Re: [PATCH] [Ada] Make middle-end string literals NUL terminated

Hi Bernd,

Things are moving fast so I'll answer your
messages incrementally :-)

> On 3 Aug 2018, at 20:37, Bernd Edlinger <> wrote:
> Oh, how interesting.
> My patch only intends to add a dummy byte that is stripped again
> in the assembly.  The purpose is to make it trivial to find out if
> a string constant is NUL-terminated in  the middle-end by comparing

Ah, Ok. I hadn't quite realized that yet.

> TYPE_SIZE_UNIT >= TREE_STRING_LENGTH means zero terminated
> TYPE_SIZE_UNIT < TREE_STRING_LENGTH means not necessarily zero terminated,

That is opposite to the situation we were having
for Ada before the patch series:

> Such strings shall never chop off more than one nul character.
> Ada strings are generally not zero terminated, right?

Right. Strings have explicit bounds in Ada, and a NUL character
is like any other. It can appear anywhere. For example, the
excerpt below constructs a string of 5 characters, bounds 1 to 5,
with a nul character in second position:

 X : String (1 .. 5) := "1" & Ascii.Nul & "345";

('&' is the catenation operator)

The problem we had was that string literals not explicitly
NUL terminated (as in X : String := "123" & Ascii.NUL) would
never go in mergeable sections. For example:

Ada.Text_IO.Put_Line ("Hello World!");

Ada has so called "generic" units that are sometimes
instanciated many many times so there is real interest
in improving the situation there.

> So in your search loop you would not have to look after
> type_len, because that byte would be guaranteed to be zero.
> That is if we agree that we want to restrict the string constants
> in that way as I proposed.
> In the case str_len > type_len I do not understand if that is right.

In your new model, I don't know what sense it would make, indeed.

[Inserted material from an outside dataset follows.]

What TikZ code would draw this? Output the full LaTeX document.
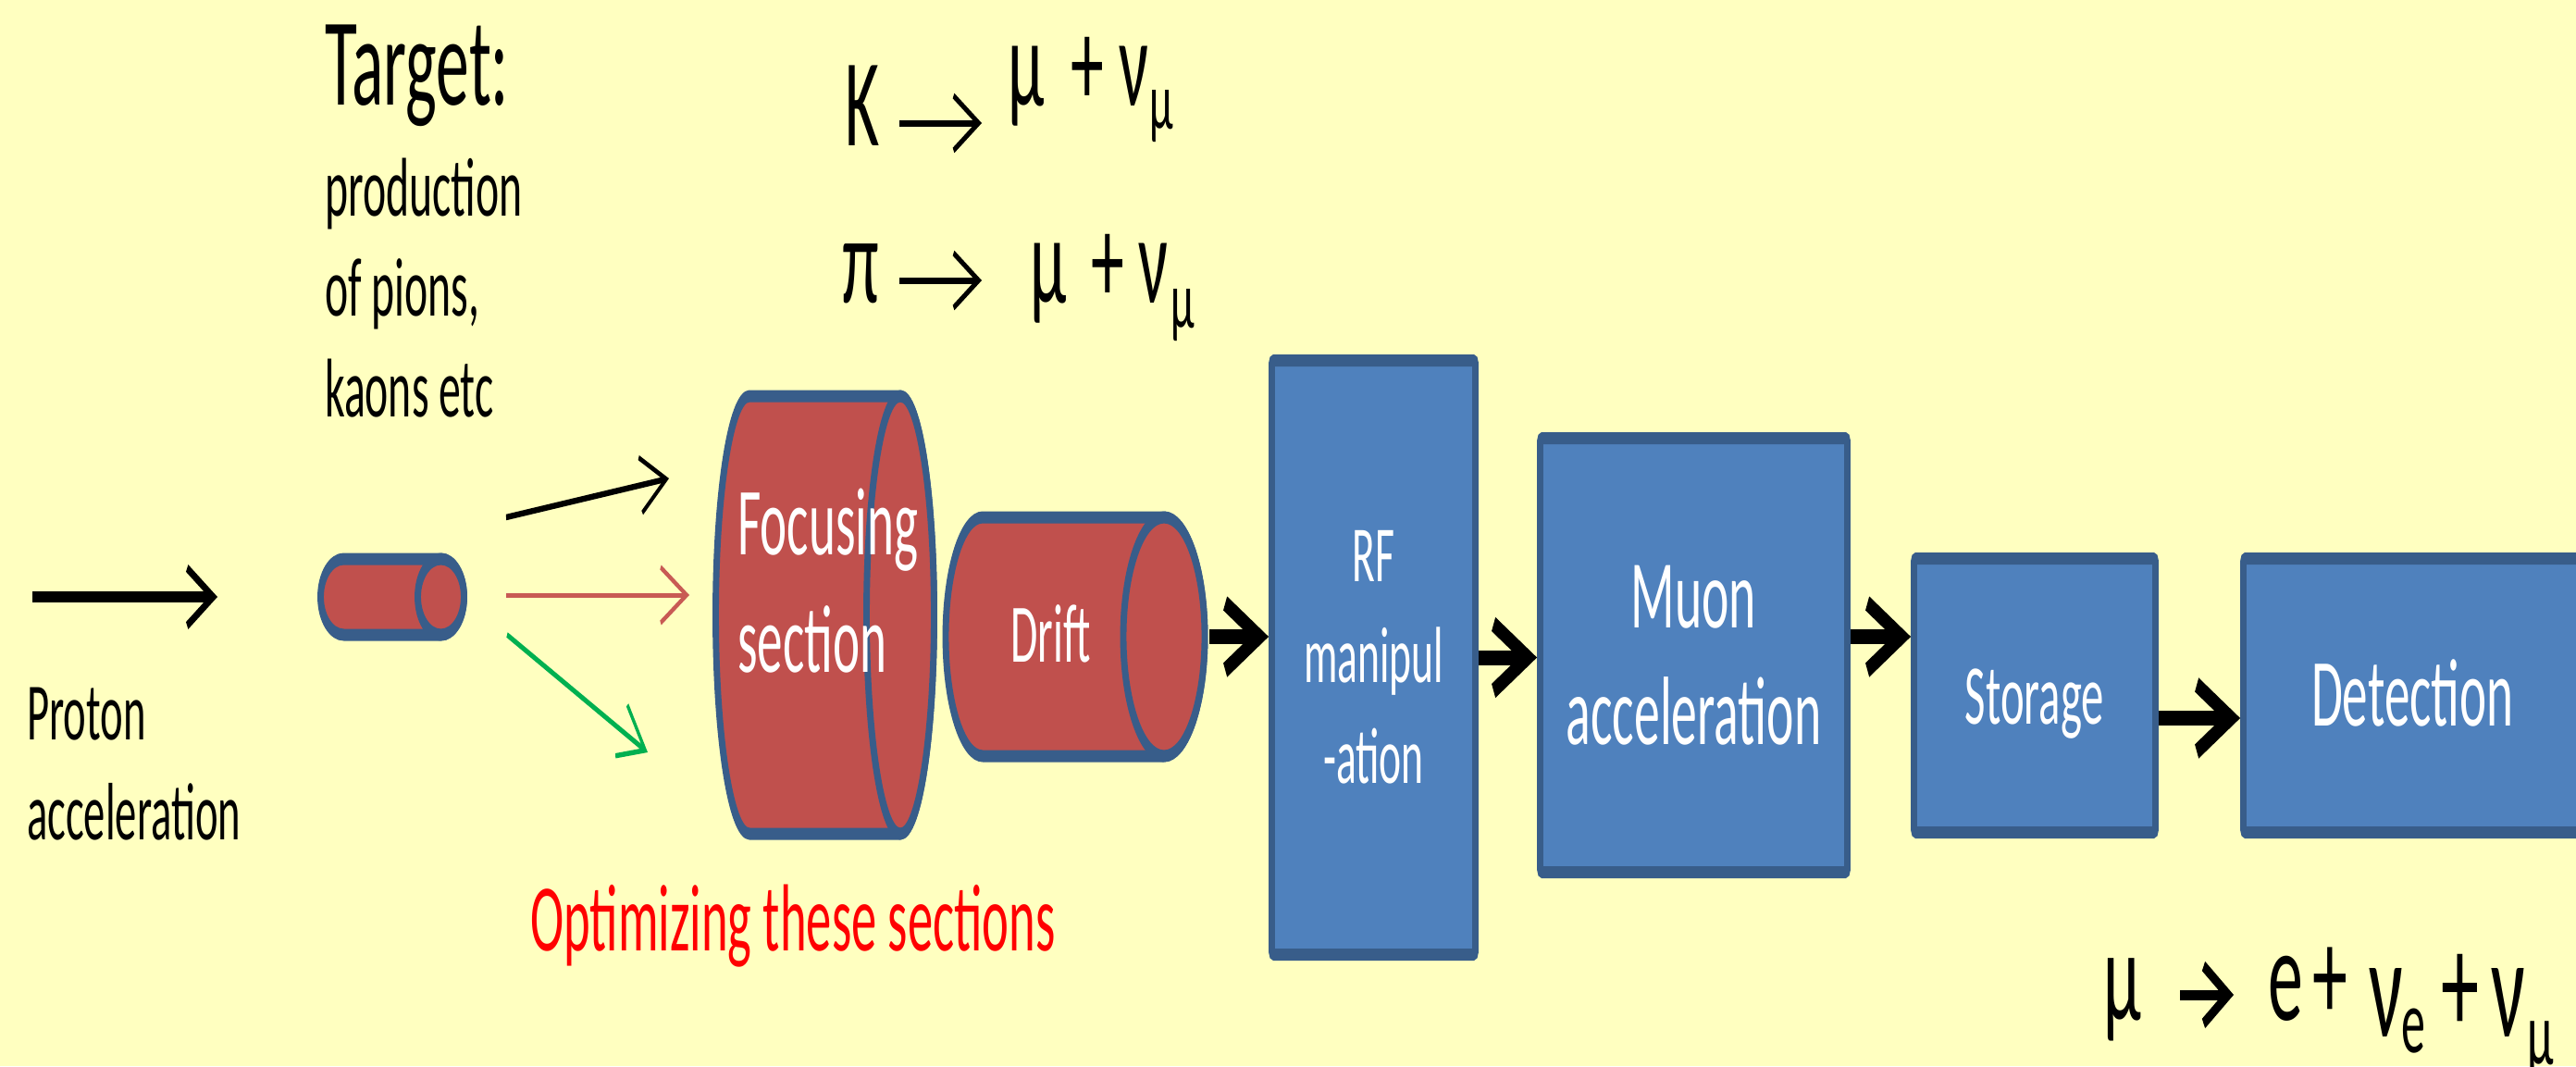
\documentclass[tikz,border=0pt]{standalone}
\usepackage{fontspec}
\setmainfont{Carlito}
\usetikzlibrary{arrows.meta}
\definecolor{bg}{RGB}{255,255,192}
\definecolor{cylred}{RGB}{192,80,77}
\definecolor{edgeblue}{RGB}{56,93,138}
\definecolor{boxblue}{RGB}{79,129,189}
\definecolor{grn}{RGB}{0,176,80}
\definecolor{arrred}{RGB}{200,90,84}
\newcommand\fsz[1]{\fontsize{#1}{#1}\selectfont}
\begin{document}
\begin{tikzpicture}[x=1pt,y=-1pt]
\fill[bg] (0,0) rectangle (2784,1152);
\useasboundingbox (0,0) rectangle (2784,1152);
\begin{scope}[transform canvas={xscale=0.53}, x=1.886792pt, y=-1pt,
  txt/.style={inner sep=0pt, anchor=base west},
  box/.style={draw=edgeblue, fill=boxblue, line width=13pt, rounded corners=4pt, text=white, align=center, inner sep=0pt},
  cyl/.style={draw=edgeblue, fill=cylred, line width=13pt, line join=round},
  thinarr/.style={line width=5pt, -{Straight Barb[length=53pt,width=60pt,line width=5.5pt]}},
  bigarr/.style={line width=16pt, -{Straight Barb[length=70pt,width=72pt,line width=17pt]}},
  fmlarr/.style={line width=7pt, -{Straight Barb[length=51pt,width=59pt,line width=6.5pt]}}
]
% texts on the left
\node[txt, font=\fsz{135}] (target) at (351,113) {Target:};
\node[txt, font=\fsz{90}] (prod1) at (351,233) {production};
\node[txt, font=\fsz{90}] (prod2) at (351,341) {of pions,};
\node[txt, font=\fsz{90}] (prod3) at (351,450) {kaons etc};
\node[txt, font=\fsz{88}] (prot1) at (29,799) {Proton};
\node[txt, font=\fsz{88}] (prot2) at (29,907) {acceleration};
% decay formulas
\node[txt, font=\fsz{135}] (kK) at (913,157) {K};
\coordinate (kA1) at (972,133); \coordinate (kA2) at (1061,133);
\draw[fmlarr] (kA1) -- (kA2);
\node[txt, font=\fsz{135}] (kmu) at (1089,114) {μ};
\node[txt, font=\fsz{135}] (kplus) at (1157,114) {+};
\node[txt, font=\fsz{135}] (knu) at (1209,114) {ν};
\node[txt, font=\fsz{88}] (knus) at (1242,139) {μ};
\node[txt, font=\fsz{135}] (pP) at (910,327) {π};
\coordinate (pA1) at (972,303); \coordinate (pA2) at (1061,303);
\draw[fmlarr] (pA1) -- (pA2);
\node[txt, font=\fsz{135}] (pmu) at (1113,327) {μ};
\node[txt, font=\fsz{135}] (pplus) at (1179,327) {+};
\node[txt, font=\fsz{135}] (pnu) at (1230,327) {ν};
\node[txt, font=\fsz{88}] (pnus) at (1265,354) {μ};
% proton arrow
\coordinate (pr1) at (35,645); \coordinate (pr2) at (235,645);
\draw[line width=12pt, -{Straight Barb[length=53pt,width=62pt,line width=9pt]}] (pr1) -- (pr2);
% target cylinder
\draw[cyl] (476.5,604) -- (371.5,604) arc[start angle=270,end angle=90,x radius=25,y radius=41] -- (476.5,686) arc[start angle=90,end angle=-90,x radius=25,y radius=41] -- cycle;
\draw[cyl] (476.5,645) ellipse[x radius=25,y radius=41];
% scattered arrows
\coordinate (s1) at (547,559); \coordinate (e1) at (723,517);
\coordinate (s2) at (547,643); \coordinate (e2) at (745,643);
\coordinate (s3) at (548,686); \coordinate (e3) at (700,813);
\draw[thinarr, black, line width=6.5pt] (s1) -- (e1);
\draw[thinarr, arrred] (s2) -- (e2);
\draw[thinarr, grn, line width=6pt] (s3) -- (e3);
% focusing cylinder
\draw[cyl] (973,428) -- (810,428) arc[start angle=270,end angle=90,x radius=36.5,y radius=236.5] -- (973,901) arc[start angle=90,end angle=-90,x radius=36.5,y radius=236.5] -- cycle;
\draw[cyl] (973,664.5) ellipse[x radius=36.5,y radius=236.5];
% drift cylinder
\draw[cyl] (1258,559) -- (1062,559) arc[start angle=270,end angle=90,x radius=40,y radius=129] -- (1258,817) arc[start angle=90,end angle=-90,x radius=44,y radius=129] -- cycle;
\draw[cyl] (1258,688) ellipse[x radius=44,y radius=129];
\node[txt, font=\fsz{104}, text=white] (foc1) at (797,599) {Focusing};
\node[txt, font=\fsz{104}, text=white] (foc2) at (797,726) {section};
\node[txt, font=\fsz{90}, text=white] (drift) at (1092,715) {Drift};
% boxes
\node[box, font=\fsz{86}, minimum width=415.1pt, minimum height=642pt] (rf) at (1484.5,710.5) {RF\\[23pt]manipul\\[23pt]-ation};
\node[box, font=\fsz{105}, minimum width=626.4pt, minimum height=469pt] (muon) at (1830.5,708) {Muon\\[21pt]acceleration};
\node[box, font=\fsz{92}, minimum width=492.5pt, minimum height=296pt, text height=61pt, text depth=0pt] (storage) at (2199,751.5) {Storage};
\node[box, font=\fsz{104}, minimum width=689.6pt, minimum height=296pt, text height=65pt, text depth=0pt] (det) at (2607.25,751.5) {Detection};
% connecting arrows
\coordinate (driftR) at (1307,688);
\coordinate (sd) at (2333,776);
\draw[bigarr] (driftR) -- (rf.west |- driftR);
\draw[bigarr] (rf.east) -- (rf.east -| muon.west);
\draw[bigarr] (muon.east |- driftR) -- (storage.west |- driftR);
\draw[bigarr] (storage.east |- sd) -- (det.west |- sd);
% red label
\node[txt, font=\fsz{103}, text=red] (opt) at (573,1027) {Optimizing these sections};
% muon decay
\node[txt, font=\fsz{140}] (mmu) at (2273,1102) {μ};
\coordinate (mA1) at (2356,1075); \coordinate (mA2) at (2414,1075);
\draw[line width=11pt, -{Straight Barb[length=50pt,width=62pt,line width=12pt]}] (mA1) -- (mA2);
\node[txt, font=\fsz{143}] (me) at (2451,1102) {e};
\node[txt, font=\fsz{143}] (mplus1) at (2499,1102) {+};
\node[txt, font=\fsz{155}] (mnu1) at (2560,1120) {ν};
\node[txt, font=\fsz{98}] (mnu1s) at (2595,1137) {e};
\node[txt, font=\fsz{155}] (mplus2) at (2638,1116) {+};
\node[txt, font=\fsz{155}] (mnu2) at (2692,1120) {ν};
\node[txt, font=\fsz{98}] (mnu2s) at (2731,1150) {μ};
\end{scope}
\end{tikzpicture}
\end{document}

In the previous model, it was clearly expected to be a possibility.

> Because varasm will only output type_size bytes,
> this seems only to select a string section
> but the last nul byte will not be assembled.
> Something that is not contained in the type_size
> should not be assembled.
> What exactly do you want to accomplish?

Based on the previous (say, gcc-7 or gcc-8) code base, arrange
for most Ada string literals to end up in a mergeable section
on ELF targets.

In at least gcc-7 and gcc-8, our gigi adjustment + the
patch I posted achieve this effect.

For example, for the following source:

procedure Hello is
  procedure Process (S : String) with Import, Convention => C;
 Process ("1234");

Without the gigi change, I get (x86_64-linux,
-O2 -fmerge-all-constants):

  .section .rodata
      .ascii "1234"

Regular section, no terminating zero.

The gigi change alone gets us the terminating nul (*),
but not yet a mergeable section, because the extra nul
isn't covered by the type bounds:

  .section .rodata
      .string "1234"

With the varasm change on top, checking beyond the
type bounds when the string constant isn't an initializer,
we get:

  .section .rodata.str1.1,"aMS",@progbits,1
      .string "1234"

(*) The terminating zero, part of the string value,
not spanned by the type bounds, gets assembled through:

assemble_constant_contents (...)
size = get_constant_size (exp);


get_constant_size (tree exp)

  size = int_size_in_bytes (TREE_TYPE (exp));
  if (TREE_CODE (exp) == STRING_CST)
    size = MAX (TREE_STRING_LENGTH (exp), size);

Again, this is just providing more context on the
original patch I posted, based on your questions.

I understand there are proposals to change things
pretty significantly in this area, so ...

now on to your next messages and ideas :-)